WRITTEN PROBLEM ▸ Carry none of the pictures over; set down the material below exactly.

=== INFORMATION SHOWN ===

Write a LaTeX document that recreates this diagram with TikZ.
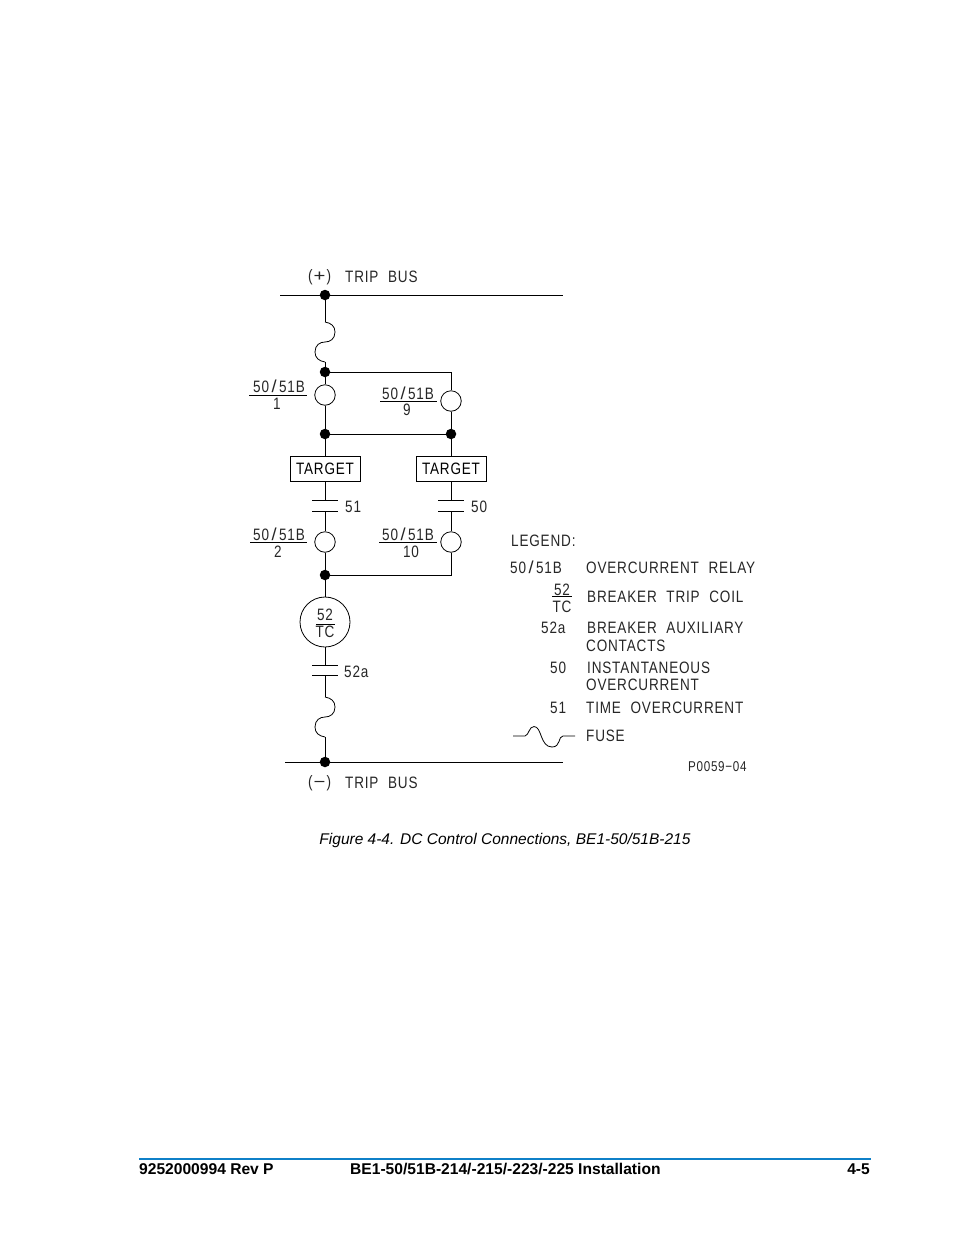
\documentclass[tikz,border=0pt]{standalone}
\usepackage{fontspec}
\usepackage{graphicx}
\setmainfont{Liberation Sans}
\newfontfamily\cadfont[FakeStretch=0.82,LetterSpace=5,WordSpace=2.1]{Liberation Sans}
\usetikzlibrary{calc}
\definecolor{footblue}{HTML}{0F80C8}
\newcommand{\relayname}{50\kern2.5pt\scalebox{1.35}[1.05]{/}\kern2.5pt 51B}
\newcommand{\wideglyph}[1]{(\kern1pt\scalebox{1.5}[1]{#1}\kern1pt)}
\tikzset{
 wire/.style={line width=1pt,black},
 thin wire/.style={line width=0.8pt,black},
 dot/.style={circle,fill=black,inner sep=0pt,minimum size=10.5pt},
 relay/.style={circle,draw,line width=0.8pt,inner sep=0pt,minimum size=20.5pt},
 coil/.style={circle,draw,line width=0.8pt,inner sep=0pt,minimum size=50pt},
 targetbox/.style={draw,line width=1pt,minimum width=70pt,minimum height=25pt,inner sep=0pt,font=\cadfont\fontsize{16.5}{18}\selectfont},
 cad/.style={font=\cadfont\fontsize{16.5}{18}\selectfont,inner sep=0pt,text=black!85},
 cadw/.style={cad,anchor=west},
 cade/.style={cad,anchor=east},
 foot/.style={font=\bfseries\fontsize{15.6}{18}\selectfont,inner sep=0pt,anchor=base west},
}
\newcommand{\fusepath}[2]{% vertical fuse, 40 px tall
 \draw[thin wire] (#1) .. controls ($(#1)+(6,1)$) and ($(#1)+(10,4)$) .. ($(#1)+(10,10)$)
   .. controls ($(#1)+(10,17)$) and ($(#1)+(5,20)$) .. ($(#1)+(0,20)$)
   .. controls ($(#1)+(-5,20)$) and ($(#1)+(-10,23)$) .. ($(#1)+(-10,30)$)
   .. controls ($(#1)+(-10,36)$) and ($(#1)+(-6,39)$) .. (#2);}
\begin{document}
\begin{tikzpicture}[x=1pt,y=-1pt]
\useasboundingbox (0,0) rectangle (954,1235);
% bus bars
\coordinate (tl) at (280,295); \coordinate (tr) at (563,295);
\coordinate (bl) at (285,762); \coordinate (br) at (563,762);
\draw[wire] (tl) -- (tr);
\draw[wire] (bl) -- (br);
% junctions
\node[dot] (j1) at (325,295) {};
\node[dot] (j2) at (325,372) {};
\node[dot] (j3) at (325,434) {};
\node[dot] (j4) at (451,434) {};
\node[dot] (j5) at (325,575) {};
\node[dot] (j6) at (325,762) {};
% relays
\node[relay] (r1) at (325,395) {};
\node[relay] (r9) at (451,401) {};
\node[relay] (r2) at (325,542) {};
\node[relay] (r10) at (451,542) {};
% targets
\node[targetbox] (t1) at (325,468.5) {TARGET};
\node[targetbox] (t2) at (451,468.5) {TARGET};
% coil
\node[coil] (c) at (325,622) {};
\node[cad] at (325,615) {52};
\node[cad] at (325,632) {TC};
\coordinate (cl) at (316,624); \coordinate (cr) at (335,624);
\draw[thin wire] (cl) -- (cr);
% fuses
\coordinate (f1a) at (325,322); \coordinate (f1b) at (325,362);
\coordinate (f2a) at (325,697); \coordinate (f2b) at (325,737);
\fusepath{f1a}{f1b}
\fusepath{f2a}{f2b}
% contacts
\coordinate (p1u) at (325,500); \coordinate (p1d) at (325,511);
\coordinate (p2u) at (451,500); \coordinate (p2d) at (451,511);
\coordinate (p3u) at (325,665); \coordinate (p3d) at (325,675);
\foreach \p in {p1u,p1d,p2u,p2d,p3u,p3d}
  \draw[wire] ($(\p)+(-13,0)$) -- ($(\p)+(13,0)$);
% connectors
\draw[wire] (j1) -- (f1a);
\draw[wire] (f1b) -- (j2);
\draw[wire] (j2) -- (r1);
\draw[wire] (j2) -| (r9);
\draw[wire] (r1) -- (j3);
\draw[wire] (r9) -- (j4);
\draw[wire] (j3) -- (j4);
\draw[wire] (j3) -- (t1);
\draw[wire] (j4) -- (t2);
\draw[wire] (t1) -- (p1u);
\draw[wire] (t2) -- (p2u);
\draw[wire] (p1d) -- (r2);
\draw[wire] (p2d) -- (r10);
\draw[wire] (r2) -- (j5);
\draw[wire] (r10) |- (j5);
\draw[wire] (j5) -- (c);
\draw[wire] (c) -- (p3u);
\draw[wire] (p3d) -- (f2a);
\draw[wire] (f2b) -- (j6);
% bus labels
\node[cadw] (pl) at (308,277) {\wideglyph{+}};
\node[cadw] (ptb) at (345,277) {TRIP BUS};
\node[cadw] (ml) at (308,783) {\wideglyph{−}};
\node[cadw] (mtb) at (345,783) {TRIP BUS};
% relay labels
\node[cad] at (279,386) {\relayname};
\draw[thin wire] (249,395) -- (307,395);
\node[cad] at (277,404) {1};
\node[cad] at (408,393) {\relayname};
\draw[thin wire] (380,401.5) -- (437,401.5);
\node[cad] at (407,410) {9};
\node[cad] at (279,534) {\relayname};
\draw[thin wire] (250,542.5) -- (307,542.5);
\node[cad] at (278,552) {2};
\node[cad] at (408,534) {\relayname};
\draw[thin wire] (379,542.5) -- (437,542.5);
\node[cad] at (411,552) {10};
\node[cadw] at (345,507) {51};
\node[cadw] at (471,507) {50};
\node[cadw] at (344,672) {52a};
% legend
\node[cadw] at (511,540.5) {LEGEND:};
\node[cadw] at (510,567.5) {\relayname};
\node[cadw] at (586,567.5) {OVERCURRENT RELAY};
\node[cad] at (562,590) {52};
\draw[thin wire] (552,596.5) -- (572,596.5);
\node[cad] at (562,607) {TC};
\node[cadw] at (587,597) {BREAKER TRIP COIL};
\node[cadw] at (541,628) {52a};
\node[cadw] at (587,628) {BREAKER AUXILIARY};
\node[cadw] at (586,645.5) {CONTACTS};
\node[cadw] at (550,667.5) {50};
\node[cadw] at (587,667.5) {INSTANTANEOUS};
\node[cadw] at (586,685) {OVERCURRENT};
\node[cadw] at (550,708) {51};
\node[cadw] at (586,708) {TIME OVERCURRENT};
\node[cadw] at (586,736) {FUSE};
\coordinate (lf0) at (513,736); \coordinate (lf1) at (525,736);
\coordinate (lf2) at (563,736); \coordinate (lf3) at (575,736);
\draw[thin wire] (lf0) -- (lf1)
  .. controls (529,735) and (529,726.5) .. (534,726.5)
  .. controls (542,726.5) and (540,747) .. (552,747)
  .. controls (561,747) and (558,736) .. (lf2) -- (lf3);
\node[cadw,font=\cadfont\fontsize{14.2}{15}\selectfont] at (688,767) {P0059−04};
% caption
\node[inner sep=0pt,font=\itshape\fontsize{15.5}{18}\selectfont] (cap) at (505,840.5) {Figure 4-4. DC Control Connections, BE1-50/51B-215};
% footer
\coordinate (fa) at (139,1159); \coordinate (fb) at (871,1159);
\draw[footblue,line width=1.2pt] (fa) -- (fb);
\node[foot] at (139,1174) {9252000994 Rev P};
\node[foot] at (350,1174) {BE1-50/51B-214/-215/-223/-225 Installation};
\node[foot,anchor=base east] at (870,1174) {4-5};
\end{tikzpicture}
\end{document}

===

FINAL ANSWER ▸
Write a LaTeX document that recreates this diagram with TikZ.
\documentclass[tikz,border=0pt]{standalone}
\usepackage{fontspec}
\usepackage{graphicx}
\setmainfont{Liberation Sans}
\newfontfamily\cadfont[FakeStretch=0.82,LetterSpace=5,WordSpace=2.1]{Liberation Sans}
\usetikzlibrary{calc}
\definecolor{footblue}{HTML}{0F80C8}
\newcommand{\relayname}{50\kern2.5pt\scalebox{1.35}[1.05]{/}\kern2.5pt 51B}
\newcommand{\wideglyph}[1]{(\kern1pt\scalebox{1.5}[1]{#1}\kern1pt)}
\tikzset{
 wire/.style={line width=1pt,black},
 thin wire/.style={line width=0.8pt,black},
 dot/.style={circle,fill=black,inner sep=0pt,minimum size=10.5pt},
 relay/.style={circle,draw,line width=0.8pt,inner sep=0pt,minimum size=20.5pt},
 coil/.style={circle,draw,line width=0.8pt,inner sep=0pt,minimum size=50pt},
 targetbox/.style={draw,line width=1pt,minimum width=70pt,minimum height=25pt,inner sep=0pt,font=\cadfont\fontsize{16.5}{18}\selectfont},
 cad/.style={font=\cadfont\fontsize{16.5}{18}\selectfont,inner sep=0pt,text=black!85},
 cadw/.style={cad,anchor=west},
 cade/.style={cad,anchor=east},
 foot/.style={font=\bfseries\fontsize{15.6}{18}\selectfont,inner sep=0pt,anchor=base west},
}
\newcommand{\fusepath}[2]{% vertical fuse, 40 px tall
 \draw[thin wire] (#1) .. controls ($(#1)+(6,1)$) and ($(#1)+(10,4)$) .. ($(#1)+(10,10)$)
   .. controls ($(#1)+(10,17)$) and ($(#1)+(5,20)$) .. ($(#1)+(0,20)$)
   .. controls ($(#1)+(-5,20)$) and ($(#1)+(-10,23)$) .. ($(#1)+(-10,30)$)
   .. controls ($(#1)+(-10,36)$) and ($(#1)+(-6,39)$) .. (#2);}
\begin{document}
\begin{tikzpicture}[x=1pt,y=-1pt]
\useasboundingbox (0,0) rectangle (954,1235);
% bus bars
\coordinate (tl) at (280,295); \coordinate (tr) at (563,295);
\coordinate (bl) at (285,762); \coordinate (br) at (563,762);
\draw[wire] (tl) -- (tr);
\draw[wire] (bl) -- (br);
% junctions
\node[dot] (j1) at (325,295) {};
\node[dot] (j2) at (325,372) {};
\node[dot] (j3) at (325,434) {};
\node[dot] (j4) at (451,434) {};
\node[dot] (j5) at (325,575) {};
\node[dot] (j6) at (325,762) {};
% relays
\node[relay] (r1) at (325,395) {};
\node[relay] (r9) at (451,401) {};
\node[relay] (r2) at (325,542) {};
\node[relay] (r10) at (451,542) {};
% targets
\node[targetbox] (t1) at (325,468.5) {TARGET};
\node[targetbox] (t2) at (451,468.5) {TARGET};
% coil
\node[coil] (c) at (325,622) {};
\node[cad] at (325,615) {52};
\node[cad] at (325,632) {TC};
\coordinate (cl) at (316,624); \coordinate (cr) at (335,624);
\draw[thin wire] (cl) -- (cr);
% fuses
\coordinate (f1a) at (325,322); \coordinate (f1b) at (325,362);
\coordinate (f2a) at (325,697); \coordinate (f2b) at (325,737);
\fusepath{f1a}{f1b}
\fusepath{f2a}{f2b}
% contacts
\coordinate (p1u) at (325,500); \coordinate (p1d) at (325,511);
\coordinate (p2u) at (451,500); \coordinate (p2d) at (451,511);
\coordinate (p3u) at (325,665); \coordinate (p3d) at (325,675);
\foreach \p in {p1u,p1d,p2u,p2d,p3u,p3d}
  \draw[wire] ($(\p)+(-13,0)$) -- ($(\p)+(13,0)$);
% connectors
\draw[wire] (j1) -- (f1a);
\draw[wire] (f1b) -- (j2);
\draw[wire] (j2) -- (r1);
\draw[wire] (j2) -| (r9);
\draw[wire] (r1) -- (j3);
\draw[wire] (r9) -- (j4);
\draw[wire] (j3) -- (j4);
\draw[wire] (j3) -- (t1);
\draw[wire] (j4) -- (t2);
\draw[wire] (t1) -- (p1u);
\draw[wire] (t2) -- (p2u);
\draw[wire] (p1d) -- (r2);
\draw[wire] (p2d) -- (r10);
\draw[wire] (r2) -- (j5);
\draw[wire] (r10) |- (j5);
\draw[wire] (j5) -- (c);
\draw[wire] (c) -- (p3u);
\draw[wire] (p3d) -- (f2a);
\draw[wire] (f2b) -- (j6);
% bus labels
\node[cadw] (pl) at (308,277) {\wideglyph{+}};
\node[cadw] (ptb) at (345,277) {TRIP BUS};
\node[cadw] (ml) at (308,783) {\wideglyph{−}};
\node[cadw] (mtb) at (345,783) {TRIP BUS};
% relay labels
\node[cad] at (279,386) {\relayname};
\draw[thin wire] (249,395) -- (307,395);
\node[cad] at (277,404) {1};
\node[cad] at (408,393) {\relayname};
\draw[thin wire] (380,401.5) -- (437,401.5);
\node[cad] at (407,410) {9};
\node[cad] at (279,534) {\relayname};
\draw[thin wire] (250,542.5) -- (307,542.5);
\node[cad] at (278,552) {2};
\node[cad] at (408,534) {\relayname};
\draw[thin wire] (379,542.5) -- (437,542.5);
\node[cad] at (411,552) {10};
\node[cadw] at (345,507) {51};
\node[cadw] at (471,507) {50};
\node[cadw] at (344,672) {52a};
% legend
\node[cadw] at (511,540.5) {LEGEND:};
\node[cadw] at (510,567.5) {\relayname};
\node[cadw] at (586,567.5) {OVERCURRENT RELAY};
\node[cad] at (562,590) {52};
\draw[thin wire] (552,596.5) -- (572,596.5);
\node[cad] at (562,607) {TC};
\node[cadw] at (587,597) {BREAKER TRIP COIL};
\node[cadw] at (541,628) {52a};
\node[cadw] at (587,628) {BREAKER AUXILIARY};
\node[cadw] at (586,645.5) {CONTACTS};
\node[cadw] at (550,667.5) {50};
\node[cadw] at (587,667.5) {INSTANTANEOUS};
\node[cadw] at (586,685) {OVERCURRENT};
\node[cadw] at (550,708) {51};
\node[cadw] at (586,708) {TIME OVERCURRENT};
\node[cadw] at (586,736) {FUSE};
\coordinate (lf0) at (513,736); \coordinate (lf1) at (525,736);
\coordinate (lf2) at (563,736); \coordinate (lf3) at (575,736);
\draw[thin wire] (lf0) -- (lf1)
  .. controls (529,735) and (529,726.5) .. (534,726.5)
  .. controls (542,726.5) and (540,747) .. (552,747)
  .. controls (561,747) and (558,736) .. (lf2) -- (lf3);
\node[cadw,font=\cadfont\fontsize{14.2}{15}\selectfont] at (688,767) {P0059−04};
% caption
\node[inner sep=0pt,font=\itshape\fontsize{15.5}{18}\selectfont] (cap) at (505,840.5) {Figure 4-4. DC Control Connections, BE1-50/51B-215};
% footer
\coordinate (fa) at (139,1159); \coordinate (fb) at (871,1159);
\draw[footblue,line width=1.2pt] (fa) -- (fb);
\node[foot] at (139,1174) {9252000994 Rev P};
\node[foot] at (350,1174) {BE1-50/51B-214/-215/-223/-225 Installation};
\node[foot,anchor=base east] at (870,1174) {4-5};
\end{tikzpicture}
\end{document}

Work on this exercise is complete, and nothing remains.